Repeat exactly the lines running from the first line of the data to the line containing "d3.scaleLinear().domain([0, 45]).range([innerHeight, 0]);", both ends included, and nothing else; drop the pictures.

↓

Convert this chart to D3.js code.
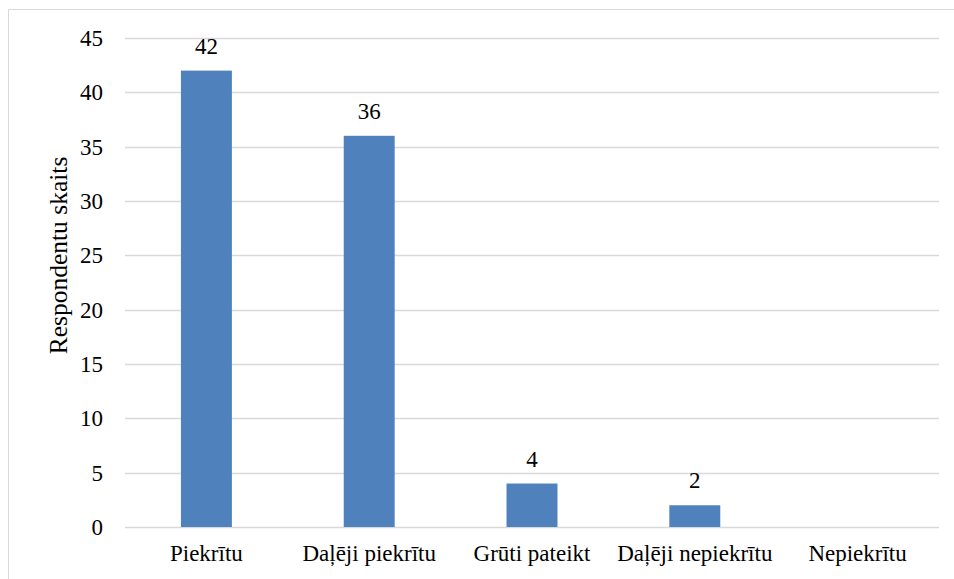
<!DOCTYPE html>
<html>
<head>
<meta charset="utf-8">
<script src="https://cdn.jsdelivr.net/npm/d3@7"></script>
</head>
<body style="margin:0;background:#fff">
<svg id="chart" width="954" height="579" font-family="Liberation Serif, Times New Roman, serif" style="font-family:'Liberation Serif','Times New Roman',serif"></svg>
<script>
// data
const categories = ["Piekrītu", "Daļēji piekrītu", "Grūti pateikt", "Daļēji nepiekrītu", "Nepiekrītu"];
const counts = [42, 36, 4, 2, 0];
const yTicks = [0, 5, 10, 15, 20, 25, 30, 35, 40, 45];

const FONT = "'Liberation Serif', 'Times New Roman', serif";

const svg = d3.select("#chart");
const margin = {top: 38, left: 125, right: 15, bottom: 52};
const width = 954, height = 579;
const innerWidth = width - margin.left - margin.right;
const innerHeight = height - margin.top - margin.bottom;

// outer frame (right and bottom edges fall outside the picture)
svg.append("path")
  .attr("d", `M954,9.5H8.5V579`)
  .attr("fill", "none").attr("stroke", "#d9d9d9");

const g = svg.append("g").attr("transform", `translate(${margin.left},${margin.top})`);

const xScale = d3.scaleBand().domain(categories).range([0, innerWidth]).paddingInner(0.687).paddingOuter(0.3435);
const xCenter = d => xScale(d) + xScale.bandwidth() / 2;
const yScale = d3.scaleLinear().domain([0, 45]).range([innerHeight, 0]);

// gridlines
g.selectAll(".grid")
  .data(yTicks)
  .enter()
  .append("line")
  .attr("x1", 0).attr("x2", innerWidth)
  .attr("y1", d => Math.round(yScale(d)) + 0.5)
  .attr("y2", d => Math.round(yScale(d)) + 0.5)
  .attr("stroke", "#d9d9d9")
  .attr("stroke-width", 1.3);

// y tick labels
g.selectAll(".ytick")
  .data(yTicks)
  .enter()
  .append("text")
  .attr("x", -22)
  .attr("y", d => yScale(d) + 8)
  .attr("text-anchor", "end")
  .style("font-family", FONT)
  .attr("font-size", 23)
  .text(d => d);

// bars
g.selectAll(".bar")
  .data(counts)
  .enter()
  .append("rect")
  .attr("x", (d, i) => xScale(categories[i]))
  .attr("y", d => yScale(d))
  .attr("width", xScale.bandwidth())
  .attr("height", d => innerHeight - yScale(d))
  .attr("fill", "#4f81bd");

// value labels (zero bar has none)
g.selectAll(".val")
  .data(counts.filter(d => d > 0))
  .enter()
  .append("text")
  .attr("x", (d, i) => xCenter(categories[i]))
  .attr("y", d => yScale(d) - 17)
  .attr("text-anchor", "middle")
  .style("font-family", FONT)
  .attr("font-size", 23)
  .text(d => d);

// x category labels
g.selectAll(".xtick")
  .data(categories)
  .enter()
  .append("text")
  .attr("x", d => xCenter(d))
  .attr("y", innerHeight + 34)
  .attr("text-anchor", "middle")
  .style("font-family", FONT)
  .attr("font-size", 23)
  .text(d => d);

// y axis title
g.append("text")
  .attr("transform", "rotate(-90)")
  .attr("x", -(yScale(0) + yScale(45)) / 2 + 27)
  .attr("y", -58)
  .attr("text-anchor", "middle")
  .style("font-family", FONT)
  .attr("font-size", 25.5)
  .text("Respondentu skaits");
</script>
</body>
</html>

↑

▶ FINAL RESULT:
Convert this chart to D3.js code.
<!DOCTYPE html>
<html>
<head>
<meta charset="utf-8">
<script src="https://cdn.jsdelivr.net/npm/d3@7"></script>
</head>
<body style="margin:0;background:#fff">
<svg id="chart" width="954" height="579" font-family="Liberation Serif, Times New Roman, serif" style="font-family:'Liberation Serif','Times New Roman',serif"></svg>
<script>
// data
const categories = ["Piekrītu", "Daļēji piekrītu", "Grūti pateikt", "Daļēji nepiekrītu", "Nepiekrītu"];
const counts = [42, 36, 4, 2, 0];
const yTicks = [0, 5, 10, 15, 20, 25, 30, 35, 40, 45];

const FONT = "'Liberation Serif', 'Times New Roman', serif";

const svg = d3.select("#chart");
const margin = {top: 38, left: 125, right: 15, bottom: 52};
const width = 954, height = 579;
const innerWidth = width - margin.left - margin.right;
const innerHeight = height - margin.top - margin.bottom;

// outer frame (right and bottom edges fall outside the picture)
svg.append("path")
  .attr("d", `M954,9.5H8.5V579`)
  .attr("fill", "none").attr("stroke", "#d9d9d9");

const g = svg.append("g").attr("transform", `translate(${margin.left},${margin.top})`);

const xScale = d3.scaleBand().domain(categories).range([0, innerWidth]).paddingInner(0.687).paddingOuter(0.3435);
const xCenter = d => xScale(d) + xScale.bandwidth() / 2;
const yScale = d3.scaleLinear().domain([0, 45]).range([innerHeight, 0]);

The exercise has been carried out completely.